I have said this before, I know.
I just had a breakdown. I just can't do this anymore. I am literally losing everyone I care about for one reason or another. none of them are GOOD reasons either. Most of them are people I love or have loved in the past. I was in love with Matt tho he never knew, he was young and didnt understand what was behind my actions and words....he thought i just liked him and i could never come out and tell him i loved him cuz I knew in the back of my mind he had a string attached to someone else. I was right in the end and now we dont talk unless i initiate the conversation and the feelings of friendship arent really even there anymore. I miss him so much as a friend that it hurts. He used to text me every day.
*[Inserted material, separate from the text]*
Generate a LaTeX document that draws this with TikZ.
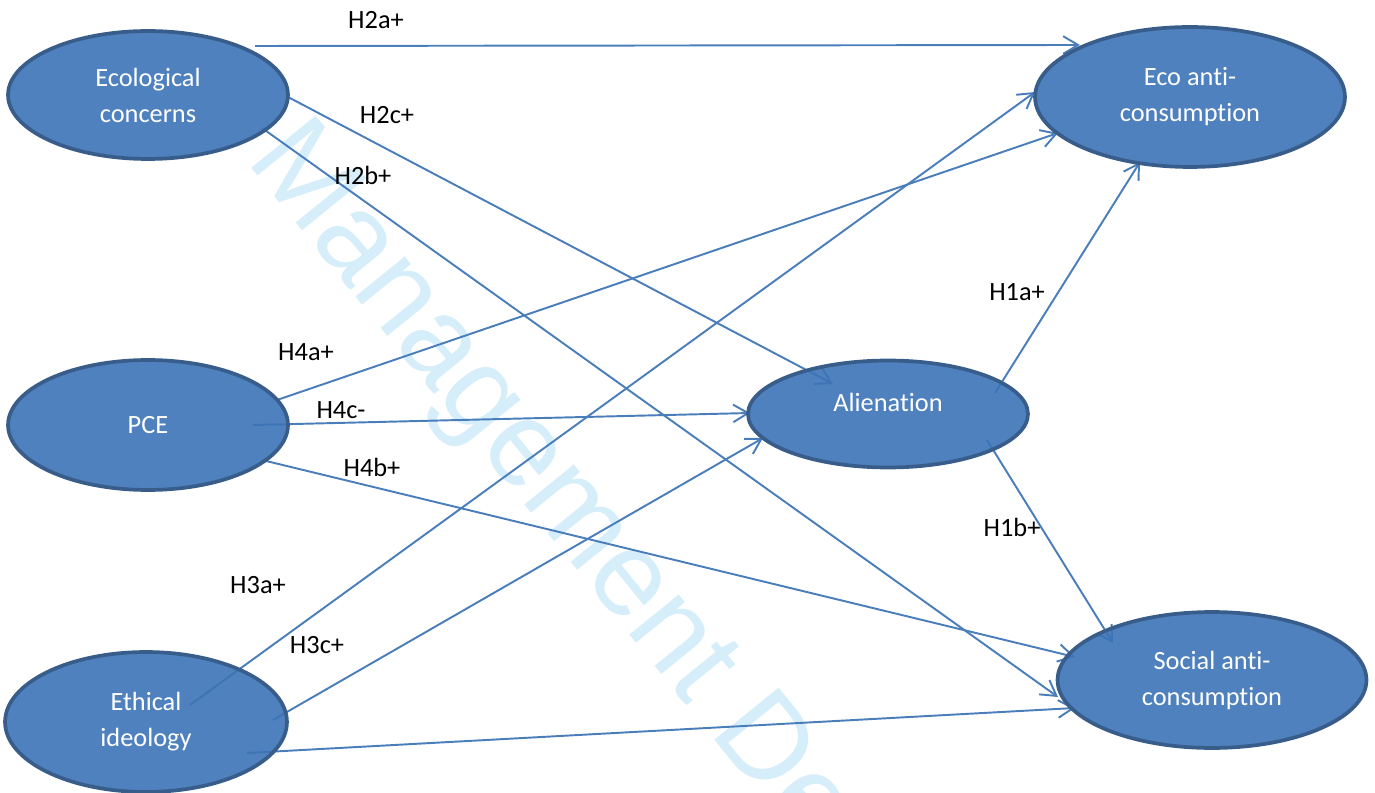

I wanted to e-mail him and tell him about it but I am not sure if he is with his ex or not and I dont want him to be between a rock and a hard place because I was too chicken to tell him when I had a chance how I really felt about him.

I wont be able to chill with chris anymore. He is like the only real friend I have now days to hang out with, dick around with, joke around and shoot the shit with. I WANTED to see if I could be friends with my ex...yes most of you know him as...well...bad things and bad words lol and rightfully so but I cant mentally do that anymore. I break down when I think about our past.

I cant move forward with anyone because of the feelings i still have for people in the past...because I hold onto the idea of hope for us. Like Garm.... He has professed to me how much he likes me and how before he met me he dreamt of the perfect girl and it was me. Im not perfect but he loves to think so. Umbra from last night keeps asking me to go out. All of these people are really nice but I just cant fucking do it. I dont know why its like my heart has planted its foot in the ground and refuses to let me go through boot camp again.... im fucked up....i dont know how to fix myself.